Life-Enhancement. An ever-growing category, SILK soy milk, POM, açai juice and coconut water speak to those who choose more holistic lifestyle choices.

Cosmetic. Ever hear how people wish that good looks can be captured in a bottle? Borba Water, Tynant and VOSS have heard it too. Their marketing communications are all based on pretty people drinking their beverages—and getting prettier doing it.

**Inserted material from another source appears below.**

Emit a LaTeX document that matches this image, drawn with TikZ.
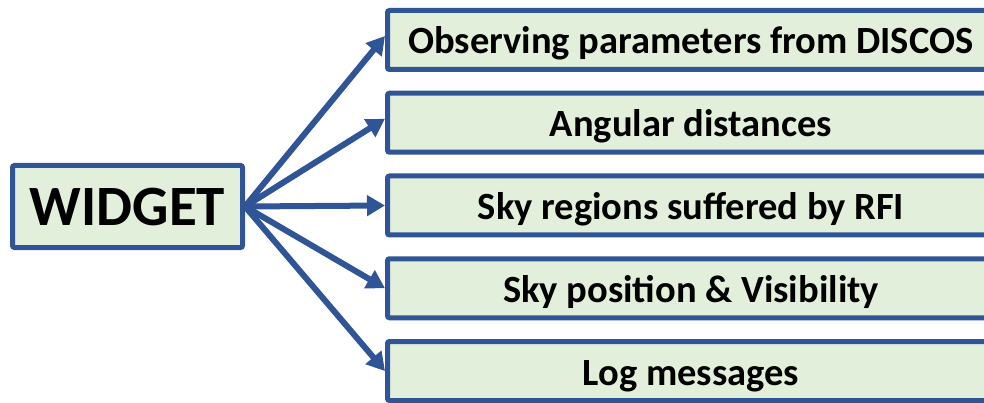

In the good old days, it was thought that companies had to hook kids while they were young in order to make them loyal customers. Simply setting up vending machines at schools would interest kids in that sugary stuff in cans at an “early” age. But now, narrowcasting requires everyone along the beverage supply chain to think differently about a product. The kids think differently about the products, too, and the smart ones aren’t as hung up on ‘sweet’ as we think they are. They’ve been hearing about what drinks can do as long as they could walk, and they’ll look for products that cater to their own kiddie need states as much as we old dudes will.

A Longer Term Approach to Beverage Marketing

We’re all about the instant buck, but we wouldn’t mind it over the long term. A narrowcasting marketer thinks about how a beverage affects its consumers throughout their lives. Instead of milk “building strong bones and teeth” as traditional messaging dictates, milk is viewed through its health, energy and snacking lenses. One could discuss how milk hydrates someone after a workout, or how because of its nutritional value, it offers more than other beverages and—above all else—how milk is just as much a “food” as it is a “drink.” Each time, the product reaches a different interested group.

Without a doubt, companies must take into consideration how the beverage benets the consumer. When you milk a brand (sorry, the pun was staring me in the face!) for all of its attributes, it gets people excited because the potential messaging and branding is so much more personal. The key, though, is to ensure that this excitement lasts. This is where the “narrow” in “narrowcasting” comes into play.

The same way you break up subcultures of groups who use a product, narrowcasting requires a user to think about how a product can evolve. A successful brand must constantly revisit and modify the product while keeping in mind how the product will affect the consumer.